I have a window that I can see through as well. Seems they are not using the top bars at all there on the side of the box. Also I notice quit a few dying off and its kind of like there fighting each other? (Very active at the entrance but bees at the holes seem to keep the flow at a minimum) Top bars have bees wax on them already.


----------



## mattjm1017 (Apr 10, 2013)

smokinj said:


> I have a window that I can see through as well. Seems they are not using the top bars at all there on the side of the box. Also I notice quit a few dying off and its kind of like there fighting each other? (Very active at the entrance but bees at the holes seem to keep the flow at a minimum) Top bars have bees wax on them already.


 That almost sounds like robbing activity which could mean theres no queen or they are just weak. The biggest thing to look for is brood, larvae, eggs that will let you know theres a queen. Check out  http://www.beesource.com/ the people on there can help you more than I can and youll probably meet someone local to you. Also you should check out the Indiana state beekeepers association  http://indianabeekeeper.com/ I see that there are some meetings they have in Anderson.


----------



## smokinj (Apr 10, 2013)

mattjm1017 said:


> That almost sounds like robbing activity which could mean theres no queen or they are just weak. The biggest thing to look for is brood, larvae, eggs that will let you know theres a queen. Check out http://www.beesource.com/ the people on there can help you more than I can and youll probably meet someone local to you. Also you should check out the Indiana state beekeepers association http://indianabeekeeper.com/ I see that there are some meetings they have in Anderson.


 
Looks like I will be going back in! I I have been watching those recourses. I have a couple beekeeper I know but there both over 60 miles away and hard to reach by phone.

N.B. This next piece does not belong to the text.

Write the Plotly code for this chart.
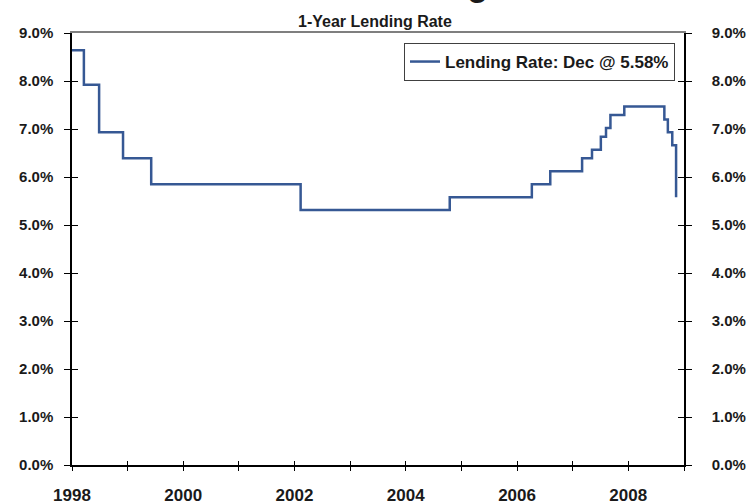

Good Info you gave. My plan will be to split the hive if I have too. (Queens already order and will be here by april 15)


----------



## smokinj (Apr 11, 2013)

Ok after talking to a bee keeper final got ahold of him. mattjm1017 your dead on. He also said to increase food supply x 4, and I have a smoker box coming with a jacket. Should bee back in the hive Monday or Tuesday will give you update on what I find. Second bee hive I will start on tonight just in case.


----------



## mattjm1017 (Apr 11, 2013)

smokinj said:


> Ok after talking to a bee keeper final got ahold of him. mattjm1017 your dead on. He also said to increase food supply x 4, and I have a smoker box coming with a jacket. Should bee back in the hive Monday or Tuesday will give you update on what I find. Second bee hive I will start on tonight just in case.


 I didn't realize you had two hives hows the second one look compared to the trouble hive? Having more than one is good so you have a comparison. Have you seen the queen in the other hive or at least good sign of her. If the other hive has a queen and is doing good you should be able to take a frame of eggs brood and larvae from that one and put it in the troubled one so they can make a new queen. Another thing to keep in mind is the weather its generally not a good idea to go through a hive unless the temp outside is at least above 55* the cold air can really bother them ladies.


----------



## smokinj (Apr 12, 2013)

mattjm1017 said:


> I didn't realize you had two hives hows the second one look compared to the trouble hive? Having more than one is good so you have a comparison. Have you seen the queen in the other hive or at least good sign of her. If the other hive has a queen and is doing good you should be able to take a frame of eggs brood and larvae from that one and put it in the troubled one so they can make a new queen. Another thing to keep in mind is the weather its generally not a good idea to go through a hive unless the temp outside is at least above 55* the cold air can really bother them ladies.


 
Second one needs built but I got a few days before I get the second queen. So, my plan is to play both sides. If, the old queen is alive I will start the second hive. If not I will start my second hive in a couple months.


----------



## mattjm1017 (Apr 12, 2013)

smokinj said:


> Second one needs built but I got a few days before I get the second queen. So, my plan is to play both sides. If, the old queen is alive I will start the second hive. If not I will start my second hive in a couple months.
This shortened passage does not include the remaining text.